What I was struggling with that morning was of a much deeper emotional nature.
See, this whole concept of divorce being forbidden, but then having narrowly defined exception clauses for when it is permissible…it fundamentally assumes divorce is never the best course of action.
When presented in sermons, we can almost always count on the preacher to immediately add, “…but not required.” For example, in a sermon on Matthew 19, he might say, “Divorce is permissible for adultery…but not required.” The implication being it really would always be better to not divorce …that the truly godly course of action would be to find a way to reconcile…no matter the circumstances. It implies that no matter what led to the divorce, people who have divorced are somehow less spiritual, less faithful, less holy than if they had remained legally married.
It felt to me at the time as though divorce would be a deviation from God’s best plan for my life… condemning myself and my family to a life of something less than God’s best…some sort of second-rate grace begging scraps from the children’s table.
This false assumption of divorce never being the best course of action is reinforced even in the terminology.
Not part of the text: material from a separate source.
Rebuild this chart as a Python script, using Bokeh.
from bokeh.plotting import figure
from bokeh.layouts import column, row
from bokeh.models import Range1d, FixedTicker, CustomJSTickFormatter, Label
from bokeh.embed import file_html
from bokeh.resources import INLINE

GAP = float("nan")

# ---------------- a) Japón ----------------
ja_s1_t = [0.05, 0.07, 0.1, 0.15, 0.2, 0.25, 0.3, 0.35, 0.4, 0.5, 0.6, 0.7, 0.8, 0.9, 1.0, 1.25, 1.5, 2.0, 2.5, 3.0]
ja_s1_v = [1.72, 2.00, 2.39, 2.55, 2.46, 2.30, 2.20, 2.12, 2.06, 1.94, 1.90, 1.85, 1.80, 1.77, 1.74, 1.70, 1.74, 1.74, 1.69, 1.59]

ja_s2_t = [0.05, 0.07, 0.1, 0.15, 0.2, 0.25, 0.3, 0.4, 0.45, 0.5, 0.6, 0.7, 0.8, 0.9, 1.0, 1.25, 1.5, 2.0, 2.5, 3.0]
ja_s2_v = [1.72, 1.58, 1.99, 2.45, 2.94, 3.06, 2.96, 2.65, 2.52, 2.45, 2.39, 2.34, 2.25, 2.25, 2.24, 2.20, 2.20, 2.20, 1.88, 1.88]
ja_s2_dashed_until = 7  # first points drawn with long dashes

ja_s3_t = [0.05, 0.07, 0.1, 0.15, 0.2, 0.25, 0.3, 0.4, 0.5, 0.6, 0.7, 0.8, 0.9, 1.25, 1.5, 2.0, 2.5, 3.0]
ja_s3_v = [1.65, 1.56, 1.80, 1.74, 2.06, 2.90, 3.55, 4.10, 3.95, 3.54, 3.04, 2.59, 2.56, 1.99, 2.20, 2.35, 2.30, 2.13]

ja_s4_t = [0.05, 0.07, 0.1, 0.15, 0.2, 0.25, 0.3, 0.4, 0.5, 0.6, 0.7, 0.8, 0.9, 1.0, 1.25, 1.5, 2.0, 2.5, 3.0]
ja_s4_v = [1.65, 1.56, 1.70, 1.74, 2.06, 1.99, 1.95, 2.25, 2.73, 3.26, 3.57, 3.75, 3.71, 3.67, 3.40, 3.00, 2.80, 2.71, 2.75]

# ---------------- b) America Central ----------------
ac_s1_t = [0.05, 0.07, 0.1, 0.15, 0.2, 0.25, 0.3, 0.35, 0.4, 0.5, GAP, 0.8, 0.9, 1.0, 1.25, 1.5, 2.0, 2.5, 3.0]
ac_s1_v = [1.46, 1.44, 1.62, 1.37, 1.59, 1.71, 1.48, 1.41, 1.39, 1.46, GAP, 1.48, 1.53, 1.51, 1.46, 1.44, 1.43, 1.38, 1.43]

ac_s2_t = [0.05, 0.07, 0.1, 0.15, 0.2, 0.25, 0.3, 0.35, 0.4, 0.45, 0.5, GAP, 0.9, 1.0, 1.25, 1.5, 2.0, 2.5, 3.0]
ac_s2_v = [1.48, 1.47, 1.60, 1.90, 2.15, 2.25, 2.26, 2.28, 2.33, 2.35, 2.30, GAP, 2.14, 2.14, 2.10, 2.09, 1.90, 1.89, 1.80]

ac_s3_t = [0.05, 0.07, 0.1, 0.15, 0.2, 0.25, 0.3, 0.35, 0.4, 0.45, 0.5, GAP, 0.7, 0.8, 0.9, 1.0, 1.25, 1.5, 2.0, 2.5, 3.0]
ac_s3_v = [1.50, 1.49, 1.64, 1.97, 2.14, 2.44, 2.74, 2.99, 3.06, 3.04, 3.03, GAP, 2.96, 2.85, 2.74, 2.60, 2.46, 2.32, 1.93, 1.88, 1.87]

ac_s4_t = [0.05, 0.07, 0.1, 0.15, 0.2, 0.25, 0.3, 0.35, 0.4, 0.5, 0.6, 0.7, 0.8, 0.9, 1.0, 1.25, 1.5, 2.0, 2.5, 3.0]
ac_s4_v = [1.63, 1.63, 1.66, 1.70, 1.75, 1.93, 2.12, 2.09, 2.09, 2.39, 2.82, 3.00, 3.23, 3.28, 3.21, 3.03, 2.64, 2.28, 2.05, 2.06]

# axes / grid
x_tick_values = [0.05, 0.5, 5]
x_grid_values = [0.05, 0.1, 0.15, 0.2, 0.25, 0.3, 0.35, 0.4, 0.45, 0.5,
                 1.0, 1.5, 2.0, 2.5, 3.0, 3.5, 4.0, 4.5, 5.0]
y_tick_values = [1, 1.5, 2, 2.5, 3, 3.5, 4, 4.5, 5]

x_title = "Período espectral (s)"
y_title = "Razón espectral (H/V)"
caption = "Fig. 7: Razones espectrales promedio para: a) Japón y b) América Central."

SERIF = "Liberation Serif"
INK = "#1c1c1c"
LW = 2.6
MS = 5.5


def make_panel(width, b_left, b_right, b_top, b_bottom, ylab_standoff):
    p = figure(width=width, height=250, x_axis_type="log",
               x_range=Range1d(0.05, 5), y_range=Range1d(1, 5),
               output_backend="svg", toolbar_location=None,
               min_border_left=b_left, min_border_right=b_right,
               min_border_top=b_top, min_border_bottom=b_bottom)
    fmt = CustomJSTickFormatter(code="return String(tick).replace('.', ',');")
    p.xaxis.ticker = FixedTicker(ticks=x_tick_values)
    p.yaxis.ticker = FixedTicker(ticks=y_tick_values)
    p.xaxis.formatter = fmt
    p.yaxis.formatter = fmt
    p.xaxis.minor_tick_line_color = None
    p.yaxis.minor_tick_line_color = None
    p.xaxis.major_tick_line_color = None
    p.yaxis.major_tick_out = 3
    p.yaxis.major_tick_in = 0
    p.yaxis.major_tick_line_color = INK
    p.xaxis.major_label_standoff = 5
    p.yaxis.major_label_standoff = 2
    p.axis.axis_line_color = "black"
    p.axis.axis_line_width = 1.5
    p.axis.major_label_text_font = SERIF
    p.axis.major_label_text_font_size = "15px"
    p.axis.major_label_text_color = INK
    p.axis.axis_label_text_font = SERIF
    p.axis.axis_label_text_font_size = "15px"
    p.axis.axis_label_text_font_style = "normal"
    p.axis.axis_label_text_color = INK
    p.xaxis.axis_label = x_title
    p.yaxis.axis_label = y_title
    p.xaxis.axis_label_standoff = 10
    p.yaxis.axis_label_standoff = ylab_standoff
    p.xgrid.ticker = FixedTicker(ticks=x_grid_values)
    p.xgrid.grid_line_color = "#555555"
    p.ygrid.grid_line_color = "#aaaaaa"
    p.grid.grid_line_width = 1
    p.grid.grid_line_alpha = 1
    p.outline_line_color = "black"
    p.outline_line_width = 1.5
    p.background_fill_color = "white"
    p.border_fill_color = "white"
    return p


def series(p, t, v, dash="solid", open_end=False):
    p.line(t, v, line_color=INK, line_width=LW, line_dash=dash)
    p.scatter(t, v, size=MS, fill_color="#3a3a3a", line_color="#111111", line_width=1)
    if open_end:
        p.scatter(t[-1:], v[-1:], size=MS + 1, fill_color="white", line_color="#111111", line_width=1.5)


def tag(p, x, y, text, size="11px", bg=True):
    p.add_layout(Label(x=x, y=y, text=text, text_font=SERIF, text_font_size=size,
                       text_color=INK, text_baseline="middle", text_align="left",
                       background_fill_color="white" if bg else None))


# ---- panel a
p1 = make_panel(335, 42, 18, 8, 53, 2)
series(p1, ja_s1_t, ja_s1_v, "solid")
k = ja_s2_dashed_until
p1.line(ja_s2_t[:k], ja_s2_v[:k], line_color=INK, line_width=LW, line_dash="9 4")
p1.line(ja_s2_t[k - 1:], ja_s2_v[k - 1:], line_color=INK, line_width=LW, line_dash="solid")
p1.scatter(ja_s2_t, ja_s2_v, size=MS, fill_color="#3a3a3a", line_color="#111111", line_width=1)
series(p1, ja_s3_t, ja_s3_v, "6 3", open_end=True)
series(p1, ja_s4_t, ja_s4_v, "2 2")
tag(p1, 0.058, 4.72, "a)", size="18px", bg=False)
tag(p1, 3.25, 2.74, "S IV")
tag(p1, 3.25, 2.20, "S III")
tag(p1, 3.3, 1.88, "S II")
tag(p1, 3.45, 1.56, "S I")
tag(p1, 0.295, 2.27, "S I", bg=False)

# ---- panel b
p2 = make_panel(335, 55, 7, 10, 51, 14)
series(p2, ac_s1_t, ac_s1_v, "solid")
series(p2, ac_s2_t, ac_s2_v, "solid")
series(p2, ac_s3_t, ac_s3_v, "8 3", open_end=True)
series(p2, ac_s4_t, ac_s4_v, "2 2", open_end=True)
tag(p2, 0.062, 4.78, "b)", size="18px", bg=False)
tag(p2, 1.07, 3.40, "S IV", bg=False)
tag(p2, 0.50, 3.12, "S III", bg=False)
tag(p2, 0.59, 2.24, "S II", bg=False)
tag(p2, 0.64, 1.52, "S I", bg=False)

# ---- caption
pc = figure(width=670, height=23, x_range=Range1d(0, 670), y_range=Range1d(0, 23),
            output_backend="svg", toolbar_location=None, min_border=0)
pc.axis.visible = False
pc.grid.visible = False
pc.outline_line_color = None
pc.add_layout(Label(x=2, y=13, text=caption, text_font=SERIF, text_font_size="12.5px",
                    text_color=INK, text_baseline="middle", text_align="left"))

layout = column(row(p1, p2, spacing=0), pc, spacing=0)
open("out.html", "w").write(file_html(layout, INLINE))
Consider the word permissible. It means permitted or allowed, and that’s exactly how it is treated… as though divorce is always wrong but sometimes grudgingly permitted under specific narrowly defined exceptions. Many churches treat divorce as something that should always be discouraged, never encouraged…no matter the circumstances. In effect, divorce is sometimes permissible…but always discouraged.
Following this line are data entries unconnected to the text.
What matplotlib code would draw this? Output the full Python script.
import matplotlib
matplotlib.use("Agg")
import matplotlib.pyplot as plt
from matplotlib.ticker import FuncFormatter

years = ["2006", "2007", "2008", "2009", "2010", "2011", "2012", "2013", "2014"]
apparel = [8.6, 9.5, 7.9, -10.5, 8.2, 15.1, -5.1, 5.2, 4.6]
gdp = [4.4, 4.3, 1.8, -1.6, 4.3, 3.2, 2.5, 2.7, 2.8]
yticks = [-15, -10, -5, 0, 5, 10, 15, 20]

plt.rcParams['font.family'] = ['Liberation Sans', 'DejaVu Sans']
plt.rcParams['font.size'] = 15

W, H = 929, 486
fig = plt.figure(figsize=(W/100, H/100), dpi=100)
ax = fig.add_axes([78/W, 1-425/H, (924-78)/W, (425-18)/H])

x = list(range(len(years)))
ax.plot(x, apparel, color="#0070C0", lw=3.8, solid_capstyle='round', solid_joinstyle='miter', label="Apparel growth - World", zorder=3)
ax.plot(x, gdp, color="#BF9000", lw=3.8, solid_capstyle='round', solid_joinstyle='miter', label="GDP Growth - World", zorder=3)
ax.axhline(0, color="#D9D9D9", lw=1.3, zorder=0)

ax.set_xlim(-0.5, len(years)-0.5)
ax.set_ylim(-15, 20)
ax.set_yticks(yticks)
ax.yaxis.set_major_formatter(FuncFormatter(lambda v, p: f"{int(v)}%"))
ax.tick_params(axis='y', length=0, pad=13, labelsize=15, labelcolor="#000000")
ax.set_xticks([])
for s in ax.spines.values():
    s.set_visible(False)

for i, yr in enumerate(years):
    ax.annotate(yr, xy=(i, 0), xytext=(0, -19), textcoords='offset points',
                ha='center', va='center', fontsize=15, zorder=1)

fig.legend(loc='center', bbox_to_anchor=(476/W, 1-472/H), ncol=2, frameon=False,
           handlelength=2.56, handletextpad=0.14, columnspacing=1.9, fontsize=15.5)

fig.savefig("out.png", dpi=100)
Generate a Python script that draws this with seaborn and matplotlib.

Then there are these exception clauses used to rigidly define when divorce is permissible. Do you see how legalistic this whole paradigm is? Even the terms forbidden, permissible and exception clauses are legal terms, illustrating the inherent legalistic nature of this false paradigm.
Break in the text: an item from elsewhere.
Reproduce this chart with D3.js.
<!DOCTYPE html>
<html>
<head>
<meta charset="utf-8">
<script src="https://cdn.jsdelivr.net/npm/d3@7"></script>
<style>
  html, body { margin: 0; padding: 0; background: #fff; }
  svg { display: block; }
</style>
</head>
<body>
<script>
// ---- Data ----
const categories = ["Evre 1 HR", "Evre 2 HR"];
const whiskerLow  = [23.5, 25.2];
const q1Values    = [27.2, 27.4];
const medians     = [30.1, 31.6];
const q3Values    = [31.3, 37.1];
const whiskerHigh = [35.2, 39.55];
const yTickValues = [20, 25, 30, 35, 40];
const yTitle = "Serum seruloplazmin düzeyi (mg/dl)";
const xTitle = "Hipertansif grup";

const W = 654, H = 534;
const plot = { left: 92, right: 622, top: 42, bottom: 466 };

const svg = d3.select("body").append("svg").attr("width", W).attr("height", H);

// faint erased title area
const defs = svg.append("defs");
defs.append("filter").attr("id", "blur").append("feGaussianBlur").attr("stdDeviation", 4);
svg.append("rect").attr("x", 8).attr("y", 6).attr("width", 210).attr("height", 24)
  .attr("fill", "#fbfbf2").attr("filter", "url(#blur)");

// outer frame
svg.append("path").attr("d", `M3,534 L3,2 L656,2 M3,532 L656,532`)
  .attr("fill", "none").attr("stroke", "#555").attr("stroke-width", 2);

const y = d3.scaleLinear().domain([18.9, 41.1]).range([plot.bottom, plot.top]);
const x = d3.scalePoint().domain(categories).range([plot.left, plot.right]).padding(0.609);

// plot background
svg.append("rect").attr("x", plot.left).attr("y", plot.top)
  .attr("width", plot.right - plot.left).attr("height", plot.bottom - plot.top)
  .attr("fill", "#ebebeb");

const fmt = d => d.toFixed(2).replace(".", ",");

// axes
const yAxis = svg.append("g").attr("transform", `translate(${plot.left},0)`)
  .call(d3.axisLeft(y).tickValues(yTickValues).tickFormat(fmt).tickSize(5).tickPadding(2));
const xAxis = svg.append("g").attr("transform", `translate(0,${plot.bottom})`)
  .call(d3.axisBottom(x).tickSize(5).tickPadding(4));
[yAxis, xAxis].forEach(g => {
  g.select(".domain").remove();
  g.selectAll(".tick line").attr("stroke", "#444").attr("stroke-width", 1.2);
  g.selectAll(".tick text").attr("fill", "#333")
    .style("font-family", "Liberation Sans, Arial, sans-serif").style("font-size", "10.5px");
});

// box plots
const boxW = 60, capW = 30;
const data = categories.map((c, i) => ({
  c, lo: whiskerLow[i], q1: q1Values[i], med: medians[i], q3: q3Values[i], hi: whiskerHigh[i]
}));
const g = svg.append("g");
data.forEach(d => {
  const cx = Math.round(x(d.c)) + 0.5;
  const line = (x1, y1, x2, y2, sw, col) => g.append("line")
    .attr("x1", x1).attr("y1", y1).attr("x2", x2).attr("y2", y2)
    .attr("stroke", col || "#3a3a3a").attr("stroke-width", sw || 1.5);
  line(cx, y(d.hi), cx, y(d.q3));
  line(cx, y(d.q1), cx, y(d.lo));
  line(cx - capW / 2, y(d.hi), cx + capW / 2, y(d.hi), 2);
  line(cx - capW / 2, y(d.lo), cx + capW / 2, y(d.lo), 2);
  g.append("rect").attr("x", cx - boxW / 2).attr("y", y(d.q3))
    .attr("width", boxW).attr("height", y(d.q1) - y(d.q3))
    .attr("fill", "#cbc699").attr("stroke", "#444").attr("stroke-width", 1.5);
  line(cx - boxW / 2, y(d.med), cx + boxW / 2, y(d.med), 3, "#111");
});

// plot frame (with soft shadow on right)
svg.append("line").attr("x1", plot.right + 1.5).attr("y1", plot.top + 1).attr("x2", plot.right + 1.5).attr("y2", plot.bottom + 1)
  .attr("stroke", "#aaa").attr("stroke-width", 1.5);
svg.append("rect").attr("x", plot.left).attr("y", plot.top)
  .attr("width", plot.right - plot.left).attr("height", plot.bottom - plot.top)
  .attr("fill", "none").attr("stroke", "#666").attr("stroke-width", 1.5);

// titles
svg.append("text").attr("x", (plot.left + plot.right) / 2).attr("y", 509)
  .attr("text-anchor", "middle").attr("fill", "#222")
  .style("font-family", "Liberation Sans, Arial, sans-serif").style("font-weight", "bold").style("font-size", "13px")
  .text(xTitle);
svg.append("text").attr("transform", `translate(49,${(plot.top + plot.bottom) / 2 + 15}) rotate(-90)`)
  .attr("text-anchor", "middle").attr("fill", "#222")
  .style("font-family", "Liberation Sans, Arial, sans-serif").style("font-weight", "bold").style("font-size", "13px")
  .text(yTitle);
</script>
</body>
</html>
Throughout His earthly ministry, Jesus consistently spoke against the legalism of the religious leaders, repeatedly demonstrating that righteousness is a heart matter. He often condemned the system of rigid rules, legal loopholes, and exception clauses debated among the religious leaders of His day.
Yet, somehow, many Christians (including many learned theologians) have embraced an unscriptural paradigm making Jesus out to have (on the solitary topic of divorce) replaced the law of Moses with a much more stringent law, including rigidly applied exception clauses for legal loopholes. This is the epitome of legalism and the very thing Jesus denounced the Pharisees for doing!
That summer morning, as I was reeling from shock trying to figure out what to do next, I didn’t need to be told divorce was permissible for my situation. I needed to be told God is the God of divorce just as He is the God of marriage. I needed to be told, divorce is sometimes the best and most godly course of action. I needed to be told God’s blessing in my life and the lives of my children was not dependent on my staying married to their mother.
Who can you encourage with a message of God’s blessing and faithfulness through divorce?